** start **
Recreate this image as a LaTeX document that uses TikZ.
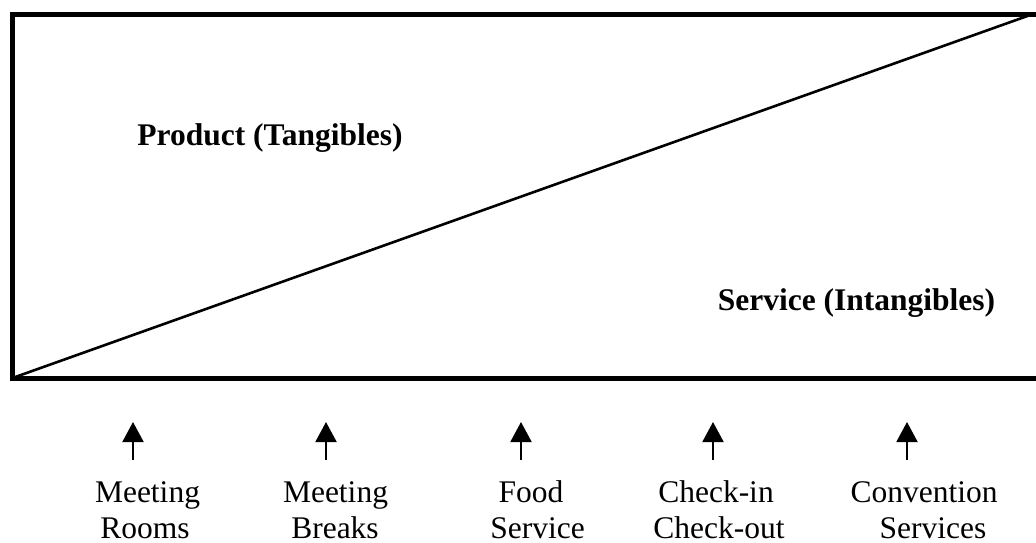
\documentclass[tikz,border=0pt]{standalone}
\usepackage{fontspec}
\setmainfont{Liberation Serif}
\usetikzlibrary{arrows.meta}
\begin{document}
\begin{tikzpicture}[x=1pt,y=-1pt,
  frame/.style={line width=5pt, line join=miter},
  split/.style={line width=2.6pt},
  tag/.style={font=\fontsize{31.5}{36}\selectfont, inner sep=0pt, anchor=base},
  region/.style={font=\fontsize{31.5}{36}\selectfont\bfseries, inner sep=0pt, anchor=base},
  uparrow/.style={line width=2pt, -{Triangle[width=21pt,length=20pt]}}]
\useasboundingbox (0,0) rectangle (1036,542);

% open frame and the product/service divide
\coordinate (tl) at (12.5,14);
\coordinate (bl) at (12.5,378);
\coordinate (tr) at (1036,14);
\coordinate (br) at (1036,378);
\coordinate (apex) at (1033,14);
\draw[frame] (tr) -- (tl) -- (bl) -- (br);
\draw[split] (bl) -- (apex);

\node[region] (prod) at (270,145) {Product (Tangibles)};
\node[region] (serv) at (856.5,310) {Service (Intangibles)};

% items along the scale
\node[tag] (m1a) at (147.5,502) {Meeting};
\node[tag] (m1b) at (145,538) {Rooms};
\node[tag] (m2a) at (335.5,502) {Meeting};
\node[tag] (m2b) at (335,538) {Breaks};
\node[tag] (m3a) at (531,502) {Food};
\node[tag] (m3b) at (537.5,538) {Service};
\node[tag] (m4a) at (716,502) {Check-in};
\node[tag] (m4b) at (719,538) {Check-out};
\node[tag] (m5a) at (924,502) {Convention};
\node[tag] (m5b) at (933,538) {Services};

\foreach \i/\x in {1/133,2/326,3/521,4/713,5/907}{
  \coordinate (tail\i) at (\x,460);
  \coordinate (tip\i) at (\x,422);
  \draw[uparrow] (tail\i) -- (tip\i);
}
\end{tikzpicture}
\end{document}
** end **
Task directions:
Without the pictures, please reproduce each line of the listing above exactly, from the first one through the line bearing "(0,0) rectangle (1036,542);".

Response to this exercise:
Recreate this image as a LaTeX document that uses TikZ.
\documentclass[tikz,border=0pt]{standalone}
\usepackage{fontspec}
\setmainfont{Liberation Serif}
\usetikzlibrary{arrows.meta}
\begin{document}
\begin{tikzpicture}[x=1pt,y=-1pt,
  frame/.style={line width=5pt, line join=miter},
  split/.style={line width=2.6pt},
  tag/.style={font=\fontsize{31.5}{36}\selectfont, inner sep=0pt, anchor=base},
  region/.style={font=\fontsize{31.5}{36}\selectfont\bfseries, inner sep=0pt, anchor=base},
  uparrow/.style={line width=2pt, -{Triangle[width=21pt,length=20pt]}}]
\useasboundingbox (0,0) rectangle (1036,542);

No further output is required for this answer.